Les habitants de la ville, tourmentés par des années de violences et de bombardement, sont aujourd’hui confrontés à une situation nouvelle marquée par l’expectative (voir le témoigne du Dr Zouheir Lahna pages 14 & 15). Mercredi, le maire d’Alep-Est s’est invité au Conseil européen pour dire aux chefs d’État et de gouvernement la détresse des habitants des quartiers en passe d’être totalement repris par les forces syriennes. Par la même occasion, le président français, François Hollande, espérait obtenir un appel des Vingt-huit à un cessez-le-feu.

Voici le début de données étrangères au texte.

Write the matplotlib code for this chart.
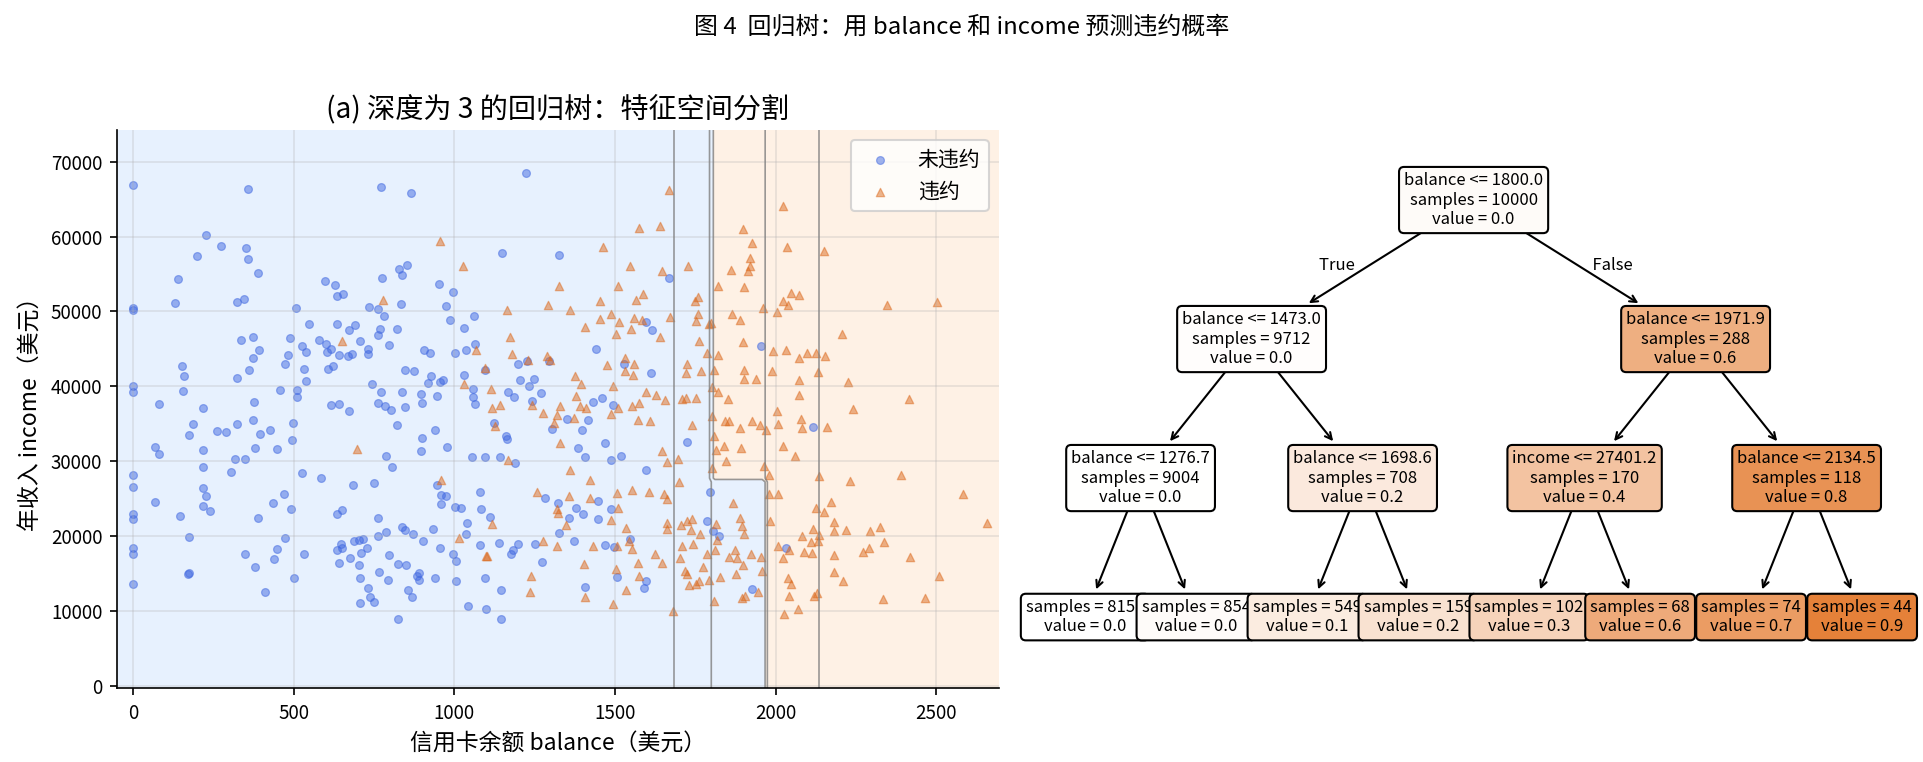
import numpy as np
import matplotlib
matplotlib.use("Agg")
import matplotlib.pyplot as plt

plt.rcParams["font.family"] = ["Noto Sans CJK SC", "DejaVu Sans"]
plt.rcParams["axes.unicode_minus"] = False

# ---- 样本点 (balance, income) ----
nodefault_pts = [
    (0, 66950), (357, 66330), (226, 60160), (273, 58730), (198, 57380), (353, 58460), (357, 56980),
    (389, 55100), (139, 54300), (598, 54030), (132, 51070), (0, 50500), (0, 50200), (325, 51300),
    (346, 51610), (507, 50400), (548, 48390),
    (1223, 68520), (772, 66600), (866, 65840), (1147, 57790), (1326, 57610), (854, 56170), (828, 55640),
    (838, 54930), (775, 54520), (628, 53490), (634, 52010), (655, 52280), (953, 53620), (995, 52640),
    (834, 50940), (735, 50540), (763, 50270), (782, 49420), (975, 50670), (985, 48890), (1060, 49330),
    (634, 48390), (692, 48170), (673, 47550), (769, 47640), (821, 47720), (1029, 47850),
    (1669, 54430), (1597, 48660), (1616, 47500),
    (335, 46200), (373, 46640), (489, 46420), (393, 44860), (375, 43730), (579, 46200), (600, 45610),
    (604, 44630), (616, 44940), (525, 45390), (539, 44580), (482, 44180), (473, 43010), (151, 42710),
    (158, 41320), (155, 39360), (360, 42180), (325, 41100), (531, 42310), (539, 40700), (607, 42310),
    (616, 37480), (0, 40070), (0, 39220), (456, 39490), (511, 39530), (510, 38550), (81, 37620),
    (217, 37080), (376, 37920), (375, 35500), (325, 34930), (188, 34930), (173, 33490), (262, 33980),
    (291, 33850), (395, 33620), (426, 34160), (497, 35060), (494, 32820), (68, 31880), (80, 30900),
    (219, 31440), (381, 31700), (448, 31650), (217, 29200), (316, 30270), (350, 30270), (304, 28520),
    (525, 28390), (584, 27720), (0, 28120), (0, 26510), (219, 26380), (226, 25300), (218, 23960),
    (240, 23380), (70, 24500), (470, 25570), (437, 24360), (491, 23650), (0, 22890), (0, 22310),
    (147, 22750), (389, 22480), (175, 19870), (473, 19730), (0, 18460), (0, 17600), (448, 18320),
    (439, 16980), (532, 17600), (350, 17650), (379, 15810),
    (707, 46070), (641, 44180), (670, 44040), (683, 44350), (730, 44940), (730, 44350), (761, 46880),
    (798, 45490), (621, 42750), (907, 44800), (923, 44400), (874, 42100), (848, 42180), (928, 41390),
    (919, 40500), (954, 40640), (964, 40800), (744, 40290), (773, 39200), (838, 39200), (895, 39000),
    (945, 38700), (641, 37650), (673, 36750), (763, 37800), (785, 37430), (804, 36900), (848, 37250),
    (898, 37800), (823, 34800), (939, 34160), (900, 33090), (897, 31430), (976, 31880), (788, 30670),
    (806, 29200), (684, 26820), (751, 27050), (947, 26820), (958, 25480), (973, 25340), (959, 24230),
    (634, 22890), (652, 23420), (763, 22440), (1001, 23920), (1022, 23690), (1039, 21810), (1036, 20340),
    (836, 21230), (845, 20870), (871, 20330), (788, 20600), (761, 20020), (933, 20910), (904, 19360),
    (688, 19360), (702, 19440), (716, 19660), (647, 18990), (636, 18140), (652, 18360), (728, 18460),
    (711, 17690), (676, 17110), (641, 16440), (702, 16130), (798, 17450), (826, 16210), (851, 16130),
    (954, 18460), (996, 17560), (1004, 16670),
    (1003, 44500), (1035, 44810), (1063, 45700), (1031, 41560), (1057, 39670), (1059, 38590),
    (1063, 37650), (1097, 42180), (1125, 35100), (1160, 33310), (1164, 32950), (1054, 30540),
    (1094, 30540), (1143, 30540), (1188, 29820), (1199, 42930), (1204, 40910), (1225, 43450),
    (1248, 41000), (1232, 40000), (1166, 39260), (1185, 38550), (1241, 38000), (1270, 39050),
    (1296, 43380), (1303, 34340), (1081, 25930), (1084, 23560), (1110, 22590), (1282, 25150),
    (1324, 24480), (1326, 20470), (1079, 18820), (1138, 19100), (1198, 18990), (1183, 18090),
    (1176, 17560), (1251, 18890), (1272, 16500),
    (1441, 44990), (1528, 43020), (1613, 41770), (1954, 45400), (1432, 37920), (1460, 38460),
    (1494, 37520), (1350, 35690), (1417, 35500), (1398, 34160), (1385, 31700), (1406, 30500),
    (1470, 32380), (1488, 30230), (1520, 30670), (1597, 28790), (1723, 32510), (2115, 34590),
    (1378, 23780), (1401, 22890), (1356, 22440), (1373, 19400), (1446, 22250), (1447, 24640),
    (1489, 23560), (1548, 19670), (1470, 18790), (1498, 18480), (1795, 25840), (1787, 21950),
    (1804, 20740), (1823, 20070), (2032, 18460),
    (0, 13540), (175, 15020), (172, 14950), (411, 12510), (502, 14390), (706, 14460), (730, 13120),
    (765, 15170), (793, 14080), (738, 11840), (751, 11170), (706, 11030), (857, 12820), (869, 11800),
    (824, 8890), (883, 14700), (891, 15060), (891, 14080), (940, 14350), (1004, 13960), (1095, 14460),
    (1044, 10630), (1098, 10320), (1144, 12820), (1144, 8930),
    (1406, 13170), (1505, 14480), (1596, 13960), (1589, 13020), (1927, 12910),
]

default_pts = [
    (956, 59360), (1026, 56130), (779, 51520), (1163, 50180), (1291, 50890), (1327, 53450),
    (1669, 66290), (2022, 64050), (1576, 61100), (1640, 61370), (1897, 61010), (1925, 59130),
    (2035, 58550), (1463, 58590), (1920, 57160), (1919, 56040), (1913, 55460), (1860, 55550),
    (1547, 56130), (1647, 55460), (1728, 56130), (1510, 53450), (1822, 53450), (1900, 53320),
    (1586, 52280), (1564, 51570), (1454, 51390), (2047, 52460), (2073, 52240), (2022, 51340),
    (2039, 50890), (1748, 51340), (1757, 51880), (1962, 50490), (2004, 49960), (1360, 50180),
    (1488, 49730), (1514, 48610), (1757, 49730), (1751, 48750), (1864, 49600), (1888, 48830),
    (1454, 48970), (1560, 49110), (1584, 48830), (1672, 49200), (1407, 47950), (1549, 47720),
    (1793, 48300), (1799, 48520),
    (650, 46070), (696, 31650), (960, 27500), (1013, 19700), (1100, 17400), (1173, 46650),
    (1179, 44300), (1066, 44830), (1097, 42390), (1029, 40290), (1113, 39620), (1116, 37080),
    (1141, 37540), (1126, 34650), (1242, 37540), (1275, 36470), (1230, 43490), (1288, 44120),
    (1299, 43490), (1318, 36200), (1330, 37320), (1309, 35100), (1330, 32420), (1166, 30170),
    (1256, 25930), (1318, 23560), (1323, 23020), (1116, 21680), (1277, 19360), (1320, 18690),
    (1101, 17360),
    (1504, 46960), (1641, 46640), (1760, 46070), (1787, 44500), (1822, 44180), (1897, 45970),
    (1991, 44740), (2032, 44860), (2074, 43730), (1530, 43730), (1560, 43020), (1476, 42840),
    (1531, 42040), (1556, 41460), (1374, 41370), (1395, 40290), (1494, 40110), (1723, 43050),
    (1720, 41810), (1768, 42040), (1807, 42180), (1903, 42240), (1900, 41040), (1938, 41040),
    (1988, 42040), (2073, 40800), (2072, 38880), (1803, 39940), (1822, 39260), (1853, 38280),
    (1379, 38680), (1391, 37430), (1410, 37080), (1373, 35790), (1488, 36330), (1553, 37430),
    (1576, 37790), (1598, 39200), (1628, 38830), (1657, 38210), (1508, 37080), (1572, 35560),
    (1609, 35430), (1707, 38300), (1720, 38390), (1751, 38390), (1741, 34890), (1803, 36010),
    (1842, 35430), (1855, 35430), (1888, 34430), (1926, 35430), (1951, 34890), (1970, 34160),
    (1891, 31750), (1838, 31980), (1813, 31520), (1845, 30050), (1807, 33310), (2005, 36680),
    (2008, 34970), (2079, 35690), (2082, 34430), (2022, 31980), (2061, 30720), (1647, 31380),
    (1663, 29860), (1697, 30310), (1698, 27260), (1360, 28830), (1423, 27480), (1801, 29060),
    (1963, 29420), (1978, 28170), (1980, 25570), (2007, 25660), (2082, 20010), (2006, 18690),
    (2043, 18090), (2087, 17920), (2024, 17110), (1981, 21980), (1866, 24460), (1888, 22450),
    (1895, 21320), (1900, 20340), (1954, 17200), (1923, 17650), (1873, 18090), (1881, 17020),
    (1855, 17200), (1813, 21680), (1816, 19440), (1811, 18090), (1787, 17650), (1766, 20340),
    (1744, 18890), (1741, 22250), (1724, 21980), (1704, 21540), (1735, 20770), (1709, 18690),
    (1702, 17110), (1663, 21000), (1661, 21810), (1653, 25570), (1663, 24940), (1605, 25930),
    (1553, 26150), (1505, 25790), (1423, 25130), (1357, 25350), (1347, 21540), (1488, 22120),
    (1534, 21100), (1509, 23780), (1430, 18690), (1506, 18690), (1545, 19360), (1553, 18230),
    (1626, 17560), (1647, 16440), (1572, 16440), (1402, 16210),
    (2150, 58070), (2347, 50920), (2503, 51300), (2206, 47000), (2098, 44400), (2127, 44400),
    (2154, 44060), (2131, 41880), (2225, 40630), (2416, 38360), (2240, 37000), (2159, 34590),
    (2136, 27970), (2231, 27340), (2391, 28120), (2582, 25560), (2657, 21690), (2173, 24490),
    (2126, 23770), (2150, 23280), (2183, 21930), (2183, 20630), (2218, 20820), (2115, 20970),
    (2136, 20140), (2110, 19270), (2131, 19370), (2293, 20630), (2325, 21160), (2337, 19180),
    (2291, 18450), (2272, 17830), (2113, 17680), (2181, 17440), (2419, 17250), (2181, 15170),
    (2209, 14060), (2507, 14680), (2118, 12030), (2129, 12370), (2334, 11640), (2465, 11790),
    (1239, 14720), (1235, 12480),
    (1502, 15600), (1574, 14700), (1533, 12860), (1406, 11920), (1494, 10900), (1682, 10030),
    (1719, 15380), (1724, 14940), (1773, 15830), (1731, 13490), (1752, 13580), (1760, 14030),
    (1792, 14160), (1827, 14480), (1807, 11380), (1877, 14940), (1898, 16140), (1959, 15380),
    (1896, 11790), (1904, 11960), (1946, 12500), (2037, 14350), (2049, 13580), (2040, 12010),
    (2068, 10220), (2027, 9550),
]

# ---- 深度 3 回归树（按层序编号：节点 i 的子节点为 2i+1, 2i+2）----
split_feature = ["balance", "balance", "balance", "balance", "balance", "income", "balance"]
split_threshold = [1800.0, 1473.0, 1971.9, 1276.7, 1698.6, 27401.2, 2134.5]
leaf_samples = [8150, 854, 549, 159, 102, 68, 74, 44]
leaf_value = [0.003, 0.03, 0.14, 0.21, 0.31, 0.6, 0.7, 0.89]

n_internal = len(split_threshold)
n_nodes = n_internal + len(leaf_samples)
node_samples = np.zeros(n_nodes)
node_value = np.zeros(n_nodes)
node_samples[n_internal:] = leaf_samples
node_value[n_internal:] = leaf_value
for i in range(n_internal - 1, -1, -1):
    l, r = 2 * i + 1, 2 * i + 2
    node_samples[i] = node_samples[l] + node_samples[r]
    node_value[i] = (node_samples[l] * node_value[l] + node_samples[r] * node_value[r]) / node_samples[i]


def predict(bal, inc):
    feat_idx = np.array([0 if f == "balance" else 1 for f in split_feature])
    thr = np.asarray(split_threshold)
    node = np.zeros(bal.shape, dtype=int)
    while (node < n_internal).any():
        inner = node < n_internal
        k = np.where(inner, node, 0)
        x = np.where(feat_idx[k] == 0, bal, inc)
        nxt = np.where(x <= thr[k], 2 * node + 1, 2 * node + 2)
        node = np.where(inner, nxt, node)
    return np.asarray(leaf_value)[node - n_internal]


fig = plt.figure(figsize=(12.82, 5.08), dpi=150)
fig.suptitle("图 4  回归树：用 balance 和 income 预测违约概率", fontsize=11.5)

# ---- (a) 特征空间分割 ----
ax = fig.add_axes([0.0608, 0.097, 0.4587, 0.733])
xlim, ylim = (-50, 2695), (-300, 74300)
xx, yy = np.meshgrid(np.linspace(*xlim, 150), np.linspace(*ylim, 150))
zz = predict(xx, yy)
ax.contourf(xx, yy, zz, levels=[0, 0.5, 1], colors=["#e7f1fe", "#fef1e5"])
ax.contour(xx, yy, zz, levels=[0.15, 0.25, 0.5, 0.65, 0.8], colors="gray", linewidths=0.8, alpha=0.8)

nd = np.array(nodefault_pts)
df = np.array(default_pts)
ax.scatter(nd[:, 0], nd[:, 1], s=14, c="royalblue", alpha=0.5, linewidths=0.6, label="未违约")
ax.scatter(df[:, 0], df[:, 1], s=16, marker="^", c="#dc6b1f", alpha=0.5, linewidths=0.6, label="违约")
ax.set_xlim(*xlim); ax.set_ylim(*ylim)
ax.set_xlabel("信用卡余额 balance（美元）", fontsize=11)
ax.set_ylabel("年收入 income（美元）", fontsize=11)
ax.set_title("(a) 深度为 3 的回归树：特征空间分割", fontsize=13.5)
ax.tick_params(labelsize=9)
ax.grid(True, alpha=0.3)
ax.spines["top"].set_visible(False); ax.spines["right"].set_visible(False)
ax.legend(loc="upper right", fontsize=10)

# ---- 右：树结构（仿 sklearn plot_tree）----
tax = fig.add_axes([0.5354, 0.099, 0.4618, 0.7297])
tax.set_axis_off()

xpos = np.zeros(n_nodes)
xpos[n_internal:] = np.arange(len(leaf_samples))
for i in range(n_internal - 1, -1, -1):
    xpos[i] = (xpos[2 * i + 1] + xpos[2 * i + 2]) / 2
depth = [int(np.log2(i + 1)) for i in range(n_nodes)]
max_x, max_y = len(leaf_samples), max(depth) + 1
vmin, vmax = node_value.min(), node_value.max()
base = np.array([229, 129, 57])


def node_xy(i):
    return ((xpos[i] + 0.5) / max_x, (max_y - depth[i] - 0.5) / max_y)


def node_fill(i):
    a = (node_value[i] - vmin) / (vmax - vmin)
    return tuple((a * base + (1 - a) * 255) / 255)


def node_label(i):
    txt = f"samples = {int(node_samples[i])}\nvalue = {node_value[i]:.1f}"
    if i < n_internal:
        txt = f"{split_feature[i]} <= {split_threshold[i]:.1f}\n" + txt
    return txt


def draw(i, parent=None):
    kw = dict(xycoords="axes fraction", textcoords="axes fraction", ha="center", va="center",
              fontsize=8, zorder=100 - 10 * depth[i],
              bbox=dict(boxstyle="round", fc=node_fill(i), ec="black"))
    if parent is None:
        tax.annotate(node_label(i), node_xy(i), **kw)
    else:
        tax.annotate(node_label(i), node_xy(parent), node_xy(i),
                     arrowprops=dict(arrowstyle="<-", edgecolor="black"), **kw)
        if parent == 0:
            px, py = node_xy(parent); cx, cy = node_xy(i)
            left = i == 1
            tax.text((px + cx) / 2, (py + cy) / 2, "True  " if left else "  False",
                     ha="right" if left else "left", fontsize=8, transform=tax.transAxes)
    if i < n_internal:
        draw(2 * i + 1, i)
        draw(2 * i + 2, i)


draw(0)

fig.savefig("out.png", dpi=150)
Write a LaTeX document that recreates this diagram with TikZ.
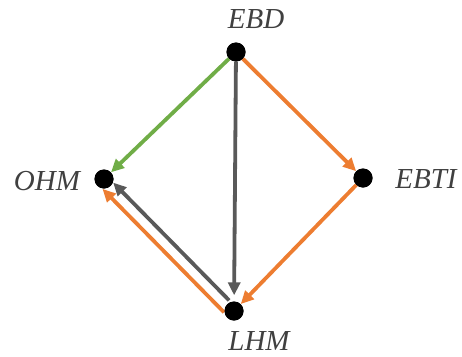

5.000 syriens régularisés au Maroc
«Les Syriens au Maroc ont le droit au statut de réfugié. Cependant, beaucoup de Syriens ont choisi de passer par la procédure de régularisation des migrants», a souligné le secrétaire général du ministère des MRE et des affaires de la migration. Le responsable a rappelé à ce sujet que lors de la première opération de régularisation, quelque 5.000 Syriens ont été régularisés. Leur intégration se passe sans problème. «Nous n’avons pas de programme spécifique. Leur intégration se passe dans des conditions différentes de celles des migrants subsahariens, en raison de la langue commune», a-t-il expliqué.